Set exercise:
Up to and including the line with "from matplotlib.ticker import", write out the listing from its first line, minus the pictures.

Given material:
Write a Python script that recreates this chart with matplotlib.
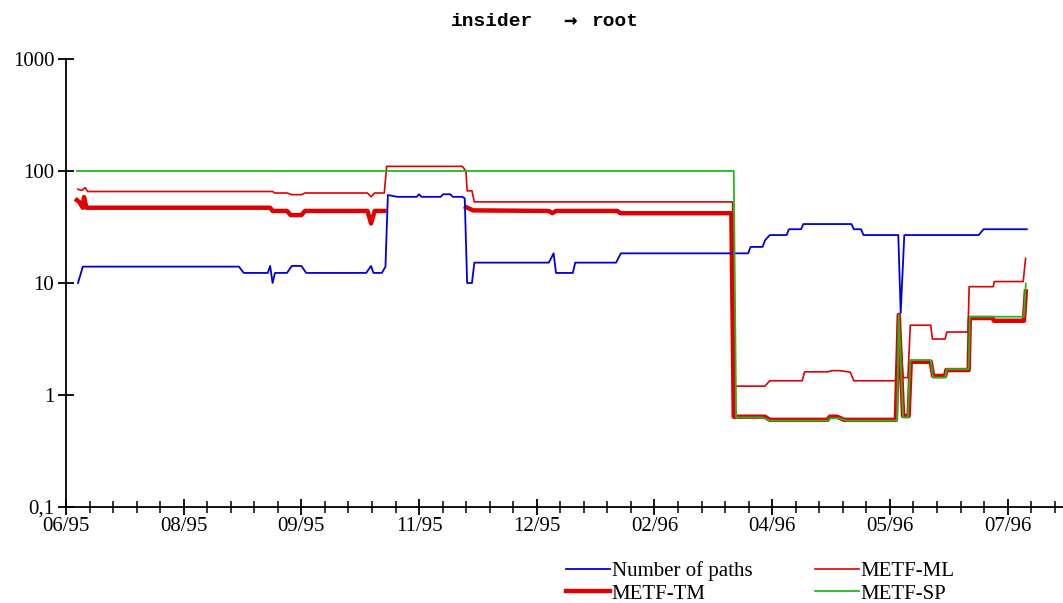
import numpy as np
import matplotlib.pyplot as plt
from matplotlib.ticker import MultipleLocator, FixedLocator, FixedFormatter

# eje x en dias desde 06/95 (una etiqueta cada 49 dias)
etiquetas_x = ['06/95', '08/95', '09/95', '11/95', '12/95', '02/96', '04/96', '05/96', '07/96']
paso_x = 49
etiquetas_y = ['0,1', '1', '10', '100', '1000']
valores_y = [0.1, 1, 10, 100, 1000]

# Number of paths
paths_x = [5, 7, 72, 74, 84, 85, 86, 87, 92, 94, 98, 100, 125, 127, 128, 131.5, 133, 134,
           138, 146, 147, 148, 156, 157, 160, 161, 165, 166, 167, 169, 170, 201, 203, 204,
           211, 212, 229, 231, 284, 285, 290, 291, 293, 300, 301, 306, 307, 327, 328, 331,
           332, 346.5, 347.5, 349, 380, 382, 400]
paths_y = [10, 14, 14, 12.3, 12.3, 14.2, 10, 12.3, 12.3, 14.2, 14.2, 12.3, 12.3, 14.2, 12.3,
           12.3, 14, 61, 58.8, 58.8, 62, 58.8, 58.8, 62, 62, 58.8, 58.8, 57, 10, 10, 15.2,
           15.2, 18.4, 12.3, 12.3, 15.2, 15.2, 18.4, 18.4, 21, 21, 24, 26.8, 26.8, 30.2, 30.2,
           33.6, 33.6, 30.2, 30.2, 26.8, 26.8, 5.4, 26.8, 26.8, 30.2, 30.2]

# METF-ML
ml_x = [5, 6.5, 8, 9, 86, 87, 92, 94, 98, 99.5, 125.5, 127, 128.5, 132.5, 133.5, 165, 166.5,
        167, 169, 170, 277.5, 278.5, 291, 293, 306.5, 307.5, 317, 319, 322, 326.5, 328,
        345.5, 346.7, 348.5, 350.5, 351.5, 360, 360.7, 366, 366.7, 375.5, 376, 386, 386.5,
        398.5, 399.5]
ml_y = [68.7, 67, 71, 65.6, 65.6, 63.6, 63.6, 61.5, 61.5, 63.6, 63.6, 58.8, 63.6, 63.6, 110,
        110, 100, 66.5, 66.5, 53, 53, 1.2, 1.2, 1.34, 1.34, 1.61, 1.61, 1.65, 1.65, 1.6, 1.34,
        1.34, 5.2, 1.43, 1.43, 4.2, 4.2, 3.16, 3.16, 3.65, 3.65, 9.27, 9.27, 10.3, 10.3, 16.6]

# METF-TM (sin datos entre 11/95 y mediados de 11/95)
tm_x = [4.5, 5.5, 7, 7.5, 8.5, 85, 86, 92, 93.5, 98, 99.5, 125.5, 127, 128.5, 132.5, 150,
        166.5, 169.5, 201, 202.5, 204, 229.5, 230.8, 277, 278, 291, 293, 317, 318, 321, 324,
        345.5, 346.7, 348.5, 350.8, 351.7, 360, 361, 366, 366.5, 375.8, 376.3, 385.8, 386.3,
        398.8, 399.6]
tm_y = [55, 53, 47, 58.5, 47, 47, 44, 44, 40.4, 40.4, 44, 44, 34, 44, 44, np.nan,
        47.6, 44.5, 44, 42, 44, 44, 42, 42, 0.64, 0.64, 0.6, 0.6, 0.64, 0.64, 0.6,
        0.6, 5.2, 0.65, 0.65, 1.98, 1.98, 1.48, 1.48, 1.67, 1.67, 4.87, 4.87, 4.6,
        4.6, 8.4]

# METF-SP
sp_x = [4.5, 278, 279, 290, 293, 317, 318, 322, 325, 346, 346.7, 348.5, 350.5, 351.5, 360,
        361, 366, 366.7, 375.8, 376.3, 398.8, 399.6]
sp_y = [100, 100, 0.63, 0.63, 0.59, 0.59, 0.62, 0.62, 0.59, 0.59, 5.2, 0.63, 0.63, 2.05,
        2.05, 1.43, 1.43, 1.7, 1.7, 5.0, 5.0, 9.9]

plt.rcParams['font.family'] = ['Liberation Serif', 'DejaVu Serif']

fig = plt.figure(figsize=(10.63, 6.03), dpi=100)
ax = fig.add_axes([66 / 1063, 96 / 603, 997 / 1063, 448 / 603])

ax.plot(paths_x, paths_y, color='#0000dd', lw=1.3, label='Number of paths', zorder=3)
ax.plot(tm_x, tm_y, color='#e00000', lw=3.2, label='METF-TM', zorder=2)
ax.plot(ml_x, ml_y, color='#e00000', lw=1.2, label='METF-ML', zorder=4)
ax.plot(sp_x, sp_y, color='#22b822', lw=1.3, label='METF-SP', zorder=5)

ax.set_yscale('log')
ax.set_ylim(0.1, 1000)
ax.set_xlim(0, 997 / 2.402)
ax.yaxis.set_major_locator(FixedLocator(valores_y))
ax.yaxis.set_major_formatter(FixedFormatter(etiquetas_y))
ax.yaxis.set_minor_locator(FixedLocator([]))
ax.xaxis.set_major_locator(FixedLocator([i * paso_x for i in range(len(etiquetas_x))]))
ax.xaxis.set_major_formatter(FixedFormatter(etiquetas_x))
ax.xaxis.set_minor_locator(MultipleLocator(paso_x / 5))

for s in ['top', 'right']:
    ax.spines[s].set_visible(False)
for s in ['left', 'bottom']:
    ax.spines[s].set_linewidth(1.3)
    ax.spines[s].set_clip_on(False)

ax.tick_params(axis='both', which='major', direction='inout', length=11, width=1.3,
               labelsize=15, color='black')
ax.tick_params(axis='x', which='minor', direction='inout', length=8, width=1.1)
ax.tick_params(axis='x', which='major', pad=2)
ax.tick_params(axis='y', which='major', pad=3)

# titulo en tres partes para que la flecha salga grande
mono = ['Liberation Mono', 'DejaVu Sans Mono']
ty = 1 - 21 / 603
fig.text(533 / 1063, ty, 'insider', ha='right', va='center', fontsize=14,
         fontweight='bold', family=mono)
fig.text(570 / 1063, ty, '\u2192', ha='center', va='center', fontsize=16,
         fontweight='bold', family=['DejaVu Sans Mono'])
fig.text(591 / 1063, ty, 'root', ha='left', va='center', fontsize=14,
         fontweight='bold', family=mono)

ax.legend(ncol=2, loc='upper left', bbox_to_anchor=(566 / 1063, 1 - 561 / 603),
          bbox_transform=fig.transFigure, frameon=False, fontsize=15,
          handlelength=2.1, handletextpad=0.1, columnspacing=3.0, labelspacing=0.15,
          borderaxespad=0, borderpad=0)

fig.savefig('out.png', dpi=100)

Correct output:
Write a Python script that recreates this chart with matplotlib.
import numpy as np
import matplotlib.pyplot as plt
from matplotlib.ticker import MultipleLocator, FixedLocator, FixedFormatter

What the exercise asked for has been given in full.